Além disso, a Editora Quitanda está profundamente envolvida em iniciativas sociais, como o Projecto DAVI (Dignidade, Amor, Vida e Infância), que actua no bairro dos Mulenvos, em Luanda. Através deste projecto, trabalhamos com mais de 200 crianças, oferecendo não apenas acesso à educação e alimentação, mas também oportunidades para que elas se conectem com a literatura, incentivando a leitura desde cedo.
A agenda não inclui a distribuição dos vossos livros?
Estamos também focados em expandir a distribuição dos nossos livros em Angola, através de parcerias estratégicas com livrarias locais, garantindo que as obras publicadas pela Quitanda estejam ao alcance de todos. Além disso, estamos a desenvolver uma plataforma inovadora que permitirá aos autores angolanos disponibilizarem as suas obras directamente na Amazon, ampliando assim a sua visibilidade e alcance no cenário internacional.
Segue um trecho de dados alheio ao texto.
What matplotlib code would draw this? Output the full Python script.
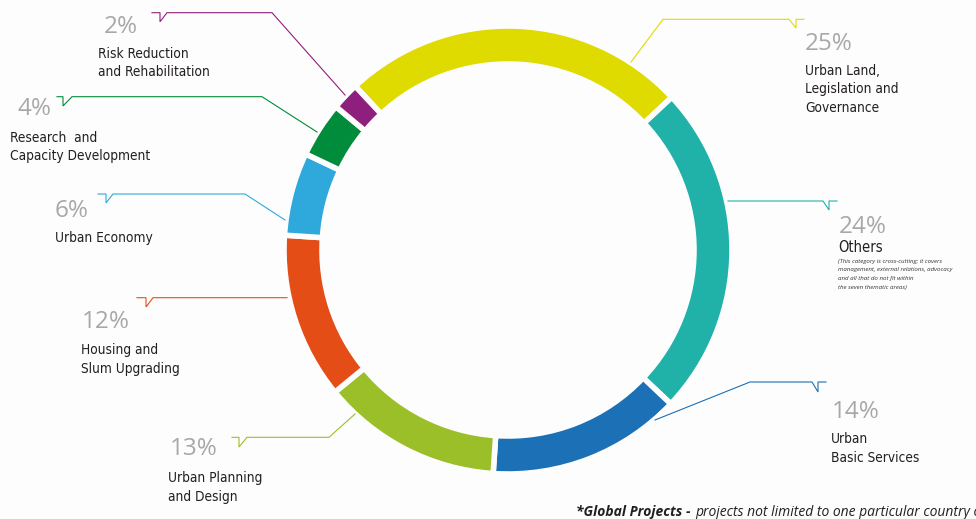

Acreditamos profundamente que os livros têm o poder de transformar realidades, e é por isso que estamos cada vez mais comprometidos em disseminar a literatura em Angola, promovendo a leitura e a produção literária no país.
Antes de abraçar esta actividade, publicou alguns livros da sua autoria. Pode falar sobre isso?
Certamente. Antes de fundar a Editora Quitanda, publiquei o livro "Terceirização da Fé", que aborda a tendência moderna de delegar a responsabilidade espiritual e as implicações disso para a vida cristã.
Este livro foi uma obra de reflexão profunda, com o objectivo de provocar os leitores a reassumirem as suas responsabilidades espirituais de forma autêntica e pessoal.
Além disso, participei como coautor do livro "O Evangelho da Paz e Discurso de Ódio", que examina a complexa relação entre as mensagens de paz do Evangelho e a retórica de ódio que muitas vezes se infiltra em discursos religiosos. Este trabalho foi uma oportunidade de contribuir para um debate essencial sobre como a fé pode ser vivida de maneira que promova a reconciliação e a paz, em vez de divisões.
Paralelamente, também publiquei artigos académicos que foram indexados em instituições de prestígio como Harvard, MIT (Instituto de Tecnologia de Massachussets) e Chicago, todos dos Estados Unidos.